Robbie Caldwell has been a busy man since taking over as Vanderbilt’s football coach, but do you think he even knows Judy Orr, Donna Smith, Mike Smeltzer, John Russell, Daniel Dubois, or Jenny Mandeville?

I doubt it. But even if he does, he should stop by each of their offices and thank them for the spectacular marketing campaign this group of talented folks has put together promoting Vandy football. Recently, part of the effort was recognized, as Vanderbilt claimed the top spot in a Bleacher Report feature on the nation’s best 2010 Football Posters.

The story has been a hot read on the site, and has caused some buzz—not only those acknowledging Vanderbilt’s submission, but also those curious why approximately 50 schools declined to participate. The reasons varied, but Vanderbilt’s effort deserves special recognition.

The staff from the Creative Service Department, along with a number of other folks from the sports information office at Vanderbilt, have also sparked some interest in the Nashville area with the promotion that focuses on players who are “Vanderbilt Football.”

The four chosen players—TE Brandon Barden, DB Jamie Graham, RB Warren Norman, and RB Zac Stacy—represent Commodore football. Below you can watch one of their 60-second commercials (and if you listen closely you may recognize that voice as it is Vanderbilt basketball legend Perry Wallace).

“The concept behind our football advertising campaign was to allow our fans to hear and see some of the individual stories on our team that make up Vanderbilt Football. Our student-athletes come from a wide array of backgrounds and many have amazing stories about how they are now competing in the toughest football conference in the country and succeeding in the classroom at one of the most challenging academic institutions in America,” said Steven Walsh, Director of Sales and Marketing at Vanderbilt. “The schedule posters tie into the overall advertising campaign as we’ve highlighted these four individuals without abandoning the team concept that is so important. We’ve tried to tie the theme together in our TV, radio, print and online campaign elements.”

And the four stories are compelling. Here’s what Walsh shared with me on each of them.

Barden: “He is our standout returning tight end who is also pursuing degree in special education at the top ranked education school in the country. He comes from a family of teachers (including his mother who was also his high school principal) and is dedicated to teaching students with special needs.”

Graham: “Jamie is one of our top defensive backs and kick returners. He is a Nashville native who lost his mother at a very early age and with the help of his grandmother he raised his younger brother.
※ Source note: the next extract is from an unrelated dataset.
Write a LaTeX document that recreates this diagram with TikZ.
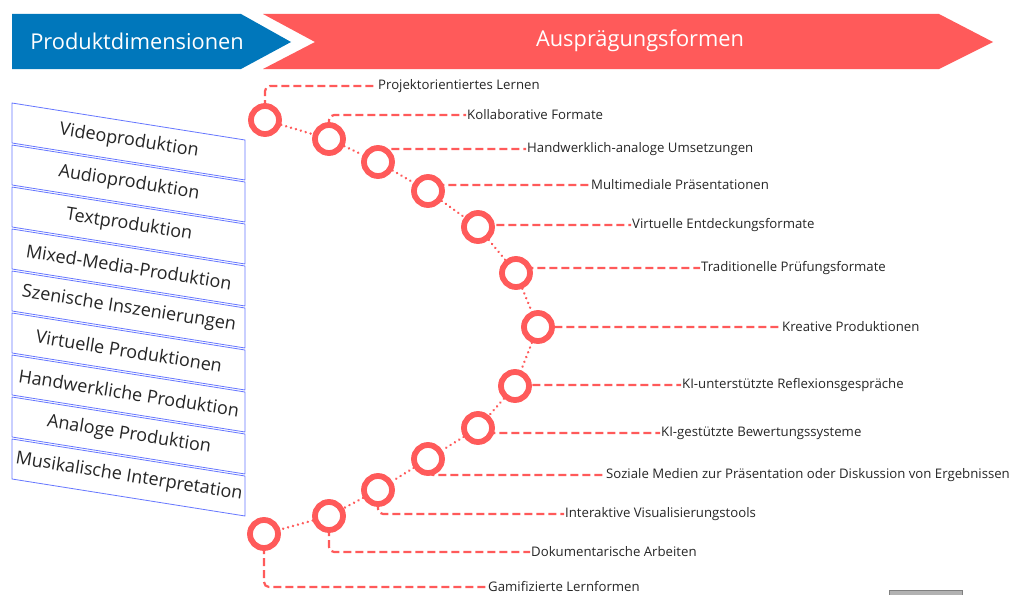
\documentclass[tikz,border=0pt]{standalone}
\usepackage{fontspec}
\setmainfont{Open Sans}
\usetikzlibrary{calc}
\definecolor{dimblue}{HTML}{0077BB}
\definecolor{formred}{HTML}{FF5A5A}
\definecolor{boxblue}{HTML}{6677FF}

\begin{document}
\begin{tikzpicture}[x=1pt, y=-1pt,
		ring/.style={circle, draw=formred, line width=5.8pt, fill=white, minimum size=28pt, inner sep=0pt},
		link/.style={draw=formred, line width=2.6pt, dash pattern=on 0.1pt off 5pt, line cap=round},
		leader/.style={draw=formred, line width=2.2pt, dash pattern=on 8pt off 4pt, rounded corners=5pt},
		form/.style={anchor=west, inner sep=1pt, text=black!85, font=\fontsize{13.2}{15}\selectfont},
		head/.style={text=white, font=\fontsize{21.8}{26}\selectfont},
		dimbox/.style={draw=boxblue, line width=0.8pt, fill=white},
		dimtext/.style={rotate=-9, inner sep=0pt, text=black!85, font=\fontsize{18}{21}\selectfont}]
			%%%%% START %%%%%
			
			\useasboundingbox (0, 0) rectangle (1019, 594);
			
			\fill[dimblue] (12, 14) -- (241, 14) -- (291, 42) -- (241, 69) -- (12, 69) -- cycle;
			\fill[formred] (263, 14) -- (939, 14) -- (993, 42) -- (939, 69) -- (263, 69) -- (315, 42) -- cycle;
			\node[head] (dimhead) at (137, 41) {Produktdimensionen};
			\node[head] (formhead) at (640, 41) {Ausprägungsformen};
			
			\draw[dimbox] (12, 103) -- (245, 140) -- (245, 180) -- (12, 143) -- cycle;
			\node[dimtext] (d1) at (129, 141) {Videoproduktion};
			\draw[dimbox] (12, 145) -- (245, 182) -- (245, 222) -- (12, 185) -- cycle;
			\node[dimtext] (d2) at (129, 183) {Audioproduktion};
			\draw[dimbox] (12, 187) -- (245, 224) -- (245, 264) -- (12, 227) -- cycle;
			\node[dimtext] (d3) at (129, 225) {Textproduktion};
			\draw[dimbox] (12, 229) -- (245, 266) -- (245, 306) -- (12, 269) -- cycle;
			\node[dimtext] (d4) at (129, 267) {Mixed-Media-Produktion};
			\draw[dimbox] (12, 271) -- (245, 308) -- (245, 348) -- (12, 311) -- cycle;
			\node[dimtext] (d5) at (129, 309) {Szenische Inszenierungen};
			\draw[dimbox] (12, 313) -- (245, 350) -- (245, 390) -- (12, 353) -- cycle;
			\node[dimtext] (d6) at (129, 351) {Virtuelle Produktionen};
			\draw[dimbox] (12, 355) -- (245, 392) -- (245, 432) -- (12, 395) -- cycle;
			\node[dimtext] (d7) at (129, 393) {Handwerkliche Produktion};
			\draw[dimbox] (12, 397) -- (245, 434) -- (245, 474) -- (12, 437) -- cycle;
			\node[dimtext] (d8) at (129, 435) {Analoge Produktion};
			\draw[dimbox] (12, 439) -- (245, 476) -- (245, 516) -- (12, 479) -- cycle;
			\node[dimtext] (d9) at (129, 477) {Musikalische Interpretation};
			
			\coordinate (p1) at (265, 120);
			\coordinate (p2) at (329, 139);
			\coordinate (p3) at (378, 162);
			\coordinate (p4) at (428, 191);
			\coordinate (p5) at (478, 227);
			\coordinate (p6) at (516, 273);
			\coordinate (p7) at (538, 327);
			\coordinate (p8) at (515, 386);
			\coordinate (p9) at (478, 428);
			\coordinate (p10) at (428, 459);
			\coordinate (p11) at (378, 490);
			\coordinate (p12) at (329, 516);
			\coordinate (p13) at (264, 534);
			
			\node[form] (l1) at (377, 86) {Projektorientiertes Lernen};
			\node[form] (l2) at (466, 115) {Kollaborative Formate};
			\node[form] (l3) at (526, 149) {Handwerklich-analoge Umsetzungen};
			\node[form] (l4) at (590, 185) {Multimediale Präsentationen};
			\node[form] (l5) at (631, 225) {Virtuelle Entdeckungsformate};
			\node[form] (l6) at (700, 268) {Traditionelle Prüfungsformate};
			\node[form] (l7) at (781, 327) {Kreative Produktionen};
			\node[form] (l8) at (681, 385) {KI-unterstützte Reflexionsgespräche};
			\node[form] (l9) at (660, 433) {KI-gestützte Bewertungssysteme};
			\node[form] (l10) at (605, 475) {Soziale Medien zur Präsentation oder Diskussion von Ergebnissen};
			\node[form] (l11) at (564, 514) {Interaktive Visualisierungstools};
			\node[form] (l12) at (530, 552) {Dokumentarische Arbeiten};
			\node[form, inner sep=0pt] (l13) at (488, 587) {Gamifizierte Lernformen};
			
			\draw[leader] (p1) |- (l1.west);
			\draw[leader] (p2) |- (l2.west);
			\draw[leader] (p3) |- (l3.west);
			\draw[leader] (p4) |- (l4.west);
			\draw[leader] (p5) |- (l5.west);
			\draw[leader] (p6) |- (l6.west);
			\draw[leader] (p7) |- (l7.west);
			\draw[leader] (p8) |- (l8.west);
			\draw[leader] (p9) |- (l9.west);
			\draw[leader] (p10) |- (l10.west);
			\draw[leader] (p11) |- (l11.west);
			\draw[leader] (p12) |- (l12.west);
			\draw[leader] (p13) |- (l13.west);
			
			\node[ring] (c1) at (p1) {};
			\node[ring] (c2) at (p2) {};
			\node[ring] (c3) at (p3) {};
			\node[ring] (c4) at (p4) {};
			\node[ring] (c5) at (p5) {};
			\node[ring] (c6) at (p6) {};
			\node[ring] (c7) at (p7) {};
			\node[ring] (c8) at (p8) {};
			\node[ring] (c9) at (p9) {};
			\node[ring] (c10) at (p10) {};
			\node[ring] (c11) at (p11) {};
			\node[ring] (c12) at (p12) {};
			\node[ring] (c13) at (p13) {};
			
			\draw[link] (c1) -- (c2);
			\draw[link] (c2) -- (c3);
			\draw[link] (c3) -- (c4);
			\draw[link] (c4) -- (c5);
			\draw[link] (c5) -- (c6);
			\draw[link] (c6) -- (c7);
			\draw[link] (c7) -- (c8);
			\draw[link] (c8) -- (c9);
			\draw[link] (c9) -- (c10);
			\draw[link] (c10) -- (c11);
			\draw[link] (c11) -- (c12);
			\draw[link] (c12) -- (c13);
			
			\draw[fill=black!30, draw=black!50] (889, 590) rectangle (962, 596);
			
			%%%%% END %%%%%
		\end{tikzpicture}
\end{document}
He is now extremely active in the community—speaking to schools and community centers throughout the city telling them the importance of education. He is also a special education major and wants to teach in Nashville Metro schools after graduation.”

Norman and Stacy: “Warren and Zac were one of the nation’s top freshman rushing duos last season. They are great competitors on the field (Warren was SEC Freshman of the Year) and also great friends off the field. They are roommates with two differing personalities (Warren is quiet and reserved while Zac is constantly smiling and engaging) who are top-notch running backs and strong students.”

In recent days we’ve heard and read a lot about talented college players who may be suspended this season for interactions with agents, etc. That’s why it’s also important to remind people who love college football that there are still Brandon Barden’s, Jamie Graham’s, Warren Norman’s, and Zac Stacy’s who make the college game great.

“We chose the players after having met with members of the football staff, our media relations group and the players themselves,” Walsh said. “We tried to highlight players who have distinguished themselves both on and off the field and who have a unique story that our fans may not know. We felt that our fans and even the casual college football fans in the Nashville area deserved to hear these stories.”

And those stories are being heard. Vanderbilt may not compete for an SEC title in 2010, but the Commodores are a team anyone would be proud to cheer for this year.

“The over-riding goal was really to continue to build the connection between our fans and our student-athletes. To tell the stories that fans may not see in the media and give them a sense of pride in supporting Vanderbilt,” Walsh said. “The posters and the entire campaign have been very well received by the Vanderbilt community and by the entire Nashville community. We are actually going to be doing something similar with all of our teams for the 2010-11 school year—we feel like we have exciting stories to tell from our student-athletes in all of our sports.”